Syndio-and cis-1,4 dually selective copolymerization of polar fluorostyrene and butadiene using rare-earth metal catalysts

Abstract

Synthesizing functional butadiene–styrene rubber through coordination polymerization is a theoretical challenge for polymer science, since functional monomers usually deactivate to the applied catalyst.
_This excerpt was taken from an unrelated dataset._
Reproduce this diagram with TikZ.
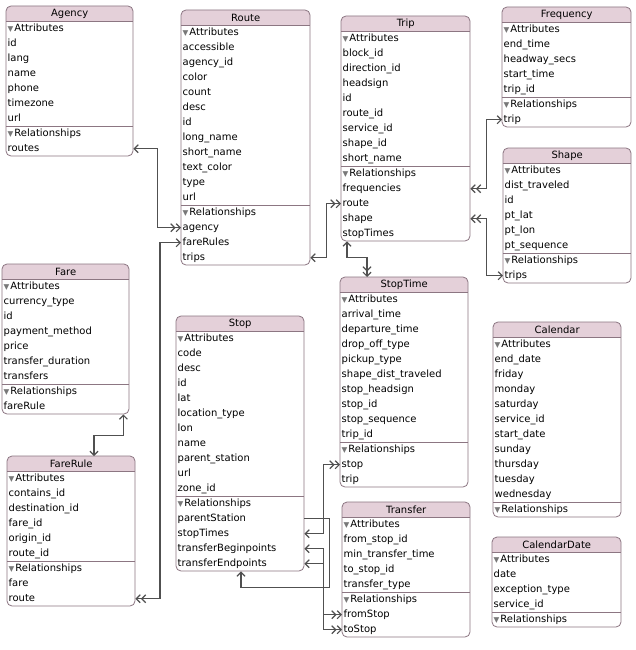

Herein, we report the coordination copolymerization of polar para-fluorostyrene (pFS) and butadiene (BD) using pyridyl–methylene–fluorenyl supported complexes [(Py-CH₂-Flu)Ln(CH₂SiMe₃)₂(THF)_n (Ln = Sc (1a), n = 0; Ln = Lu (1b), n = 1)] and pyridyl–cyclopentadienyl supported complexes [(Py-Cp)Ln(η³-C₃H₅)₂ (Ln = Sc (2a), Lu (2b))]. Strikingly, complexes 2a and 2b exhibited dually >99% syndio- and >95% cis-1,4 regio- selectivities and showed obvious characteristics of living polymerization. The insertion of pFS can be facilely tuned in the full range of 0–100% by changing the pFS-to-BD feed ratio. Diblock P(pFS-BD) copolymers were isolated by concurrent addition of monomers and the kinetics study of the copolymerization reaction revealed that BD had the privilege to coordinate to the active metal center. Interestingly, the polymerizations of BD and pFS via pulse loading of BD afforded multi-block copolymers of a novel type of fluoro styrene–butadiene rubber with high thermal stability (T_d = 368 °C). The microstructures of resultant copolymers were confirmed by ¹H and ¹³C NMR measurements and different phase morphologies of the di- and multi-block polymers were displayed through atomic force microscopy (AFM).